- _The task_
Set down the listing below verbatim, but only from its first line through the line containing "ax.spines[s].set_linewidth(1)".

(Entries with chart source code)
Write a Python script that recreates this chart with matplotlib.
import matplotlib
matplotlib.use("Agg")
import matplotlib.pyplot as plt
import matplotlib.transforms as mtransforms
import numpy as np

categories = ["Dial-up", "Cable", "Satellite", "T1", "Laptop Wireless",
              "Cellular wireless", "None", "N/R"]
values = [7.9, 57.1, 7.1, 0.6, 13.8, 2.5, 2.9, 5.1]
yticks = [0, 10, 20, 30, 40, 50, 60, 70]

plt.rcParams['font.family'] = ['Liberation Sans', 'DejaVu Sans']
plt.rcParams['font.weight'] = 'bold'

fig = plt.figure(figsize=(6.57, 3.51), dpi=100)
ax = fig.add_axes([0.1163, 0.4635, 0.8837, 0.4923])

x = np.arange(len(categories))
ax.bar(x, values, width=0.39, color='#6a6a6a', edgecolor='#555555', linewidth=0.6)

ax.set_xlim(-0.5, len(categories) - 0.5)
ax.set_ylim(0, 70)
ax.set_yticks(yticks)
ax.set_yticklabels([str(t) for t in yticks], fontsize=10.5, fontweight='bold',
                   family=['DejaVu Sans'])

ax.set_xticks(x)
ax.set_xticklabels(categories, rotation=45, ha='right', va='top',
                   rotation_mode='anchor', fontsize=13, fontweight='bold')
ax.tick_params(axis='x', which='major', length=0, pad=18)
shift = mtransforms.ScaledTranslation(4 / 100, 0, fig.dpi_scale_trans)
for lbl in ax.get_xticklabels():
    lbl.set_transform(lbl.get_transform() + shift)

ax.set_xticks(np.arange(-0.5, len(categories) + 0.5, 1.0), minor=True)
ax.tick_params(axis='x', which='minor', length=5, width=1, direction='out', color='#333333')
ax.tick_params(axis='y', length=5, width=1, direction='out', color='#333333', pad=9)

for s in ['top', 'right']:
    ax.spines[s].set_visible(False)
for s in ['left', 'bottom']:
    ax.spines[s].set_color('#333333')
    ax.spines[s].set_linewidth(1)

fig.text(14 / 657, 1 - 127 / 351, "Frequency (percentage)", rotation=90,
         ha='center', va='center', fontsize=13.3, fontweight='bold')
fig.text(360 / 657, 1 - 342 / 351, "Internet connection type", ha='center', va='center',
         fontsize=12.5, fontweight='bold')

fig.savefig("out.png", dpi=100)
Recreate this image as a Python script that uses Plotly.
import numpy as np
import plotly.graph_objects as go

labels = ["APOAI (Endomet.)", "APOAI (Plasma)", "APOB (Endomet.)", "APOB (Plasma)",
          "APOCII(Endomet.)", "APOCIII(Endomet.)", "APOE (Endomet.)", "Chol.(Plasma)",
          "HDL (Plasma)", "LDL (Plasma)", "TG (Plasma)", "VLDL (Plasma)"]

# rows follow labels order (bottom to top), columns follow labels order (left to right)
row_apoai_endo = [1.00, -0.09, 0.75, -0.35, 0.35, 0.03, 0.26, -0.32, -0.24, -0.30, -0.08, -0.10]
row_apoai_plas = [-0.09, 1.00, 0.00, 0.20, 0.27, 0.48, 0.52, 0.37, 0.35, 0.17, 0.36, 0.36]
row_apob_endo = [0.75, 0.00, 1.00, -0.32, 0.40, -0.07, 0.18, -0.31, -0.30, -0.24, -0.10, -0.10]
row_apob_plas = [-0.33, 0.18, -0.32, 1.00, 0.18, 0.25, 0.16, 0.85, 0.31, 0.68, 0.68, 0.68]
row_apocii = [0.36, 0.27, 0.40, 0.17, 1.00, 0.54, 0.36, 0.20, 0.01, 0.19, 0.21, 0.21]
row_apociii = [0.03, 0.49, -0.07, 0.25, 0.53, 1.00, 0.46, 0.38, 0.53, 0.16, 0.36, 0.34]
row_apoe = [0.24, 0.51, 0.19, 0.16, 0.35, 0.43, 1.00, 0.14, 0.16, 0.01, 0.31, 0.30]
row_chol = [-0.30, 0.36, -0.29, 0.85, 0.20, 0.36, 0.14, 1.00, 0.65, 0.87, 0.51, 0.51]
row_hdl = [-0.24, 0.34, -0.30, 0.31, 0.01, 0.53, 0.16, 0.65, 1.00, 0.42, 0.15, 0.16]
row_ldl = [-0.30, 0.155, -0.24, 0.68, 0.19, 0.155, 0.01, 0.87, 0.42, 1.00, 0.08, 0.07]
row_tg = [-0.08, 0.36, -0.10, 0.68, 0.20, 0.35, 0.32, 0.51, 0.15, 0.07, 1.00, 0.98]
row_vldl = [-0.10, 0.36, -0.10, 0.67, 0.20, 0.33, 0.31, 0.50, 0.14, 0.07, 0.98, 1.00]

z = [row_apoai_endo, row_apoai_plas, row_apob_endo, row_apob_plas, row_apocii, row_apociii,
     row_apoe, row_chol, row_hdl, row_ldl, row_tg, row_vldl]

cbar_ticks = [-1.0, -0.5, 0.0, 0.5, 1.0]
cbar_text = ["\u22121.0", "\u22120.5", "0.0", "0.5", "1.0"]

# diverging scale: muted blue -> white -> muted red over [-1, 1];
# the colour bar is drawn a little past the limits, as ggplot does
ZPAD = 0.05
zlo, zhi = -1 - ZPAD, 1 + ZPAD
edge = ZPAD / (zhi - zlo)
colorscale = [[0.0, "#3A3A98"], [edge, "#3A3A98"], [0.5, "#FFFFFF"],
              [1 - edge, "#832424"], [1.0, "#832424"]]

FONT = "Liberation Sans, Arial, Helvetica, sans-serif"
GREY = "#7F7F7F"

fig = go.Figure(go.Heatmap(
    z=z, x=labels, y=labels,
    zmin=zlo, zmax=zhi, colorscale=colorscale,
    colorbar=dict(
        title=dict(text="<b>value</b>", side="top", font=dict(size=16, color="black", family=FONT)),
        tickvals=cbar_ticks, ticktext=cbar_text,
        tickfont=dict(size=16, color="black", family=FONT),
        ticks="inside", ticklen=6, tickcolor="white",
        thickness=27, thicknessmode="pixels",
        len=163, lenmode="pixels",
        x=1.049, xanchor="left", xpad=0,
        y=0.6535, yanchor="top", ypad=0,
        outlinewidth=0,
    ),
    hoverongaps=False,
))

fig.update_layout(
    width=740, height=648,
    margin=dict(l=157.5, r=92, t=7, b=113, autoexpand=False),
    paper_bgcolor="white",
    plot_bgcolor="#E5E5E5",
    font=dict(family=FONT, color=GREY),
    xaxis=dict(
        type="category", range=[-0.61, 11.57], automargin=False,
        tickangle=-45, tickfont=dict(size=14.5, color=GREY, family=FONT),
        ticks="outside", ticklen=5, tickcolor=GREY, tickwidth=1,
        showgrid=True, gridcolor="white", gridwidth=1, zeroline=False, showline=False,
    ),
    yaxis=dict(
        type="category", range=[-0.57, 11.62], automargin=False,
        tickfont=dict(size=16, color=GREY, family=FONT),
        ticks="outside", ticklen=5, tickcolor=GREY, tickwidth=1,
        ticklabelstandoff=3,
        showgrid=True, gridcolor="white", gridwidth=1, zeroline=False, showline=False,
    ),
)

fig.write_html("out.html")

- _Task response_
Write a Python script that recreates this chart with matplotlib.
import matplotlib
matplotlib.use("Agg")
import matplotlib.pyplot as plt
import matplotlib.transforms as mtransforms
import numpy as np

categories = ["Dial-up", "Cable", "Satellite", "T1", "Laptop Wireless",
              "Cellular wireless", "None", "N/R"]
values = [7.9, 57.1, 7.1, 0.6, 13.8, 2.5, 2.9, 5.1]
yticks = [0, 10, 20, 30, 40, 50, 60, 70]

plt.rcParams['font.family'] = ['Liberation Sans', 'DejaVu Sans']
plt.rcParams['font.weight'] = 'bold'

fig = plt.figure(figsize=(6.57, 3.51), dpi=100)
ax = fig.add_axes([0.1163, 0.4635, 0.8837, 0.4923])

x = np.arange(len(categories))
ax.bar(x, values, width=0.39, color='#6a6a6a', edgecolor='#555555', linewidth=0.6)

ax.set_xlim(-0.5, len(categories) - 0.5)
ax.set_ylim(0, 70)
ax.set_yticks(yticks)
ax.set_yticklabels([str(t) for t in yticks], fontsize=10.5, fontweight='bold',
                   family=['DejaVu Sans'])

ax.set_xticks(x)
ax.set_xticklabels(categories, rotation=45, ha='right', va='top',
                   rotation_mode='anchor', fontsize=13, fontweight='bold')
ax.tick_params(axis='x', which='major', length=0, pad=18)
shift = mtransforms.ScaledTranslation(4 / 100, 0, fig.dpi_scale_trans)
for lbl in ax.get_xticklabels():
    lbl.set_transform(lbl.get_transform() + shift)

ax.set_xticks(np.arange(-0.5, len(categories) + 0.5, 1.0), minor=True)
ax.tick_params(axis='x', which='minor', length=5, width=1, direction='out', color='#333333')
ax.tick_params(axis='y', length=5, width=1, direction='out', color='#333333', pad=9)

for s in ['top', 'right']:
    ax.spines[s].set_visible(False)
for s in ['left', 'bottom']:
    ax.spines[s].set_color('#333333')
    ax.spines[s].set_linewidth(1)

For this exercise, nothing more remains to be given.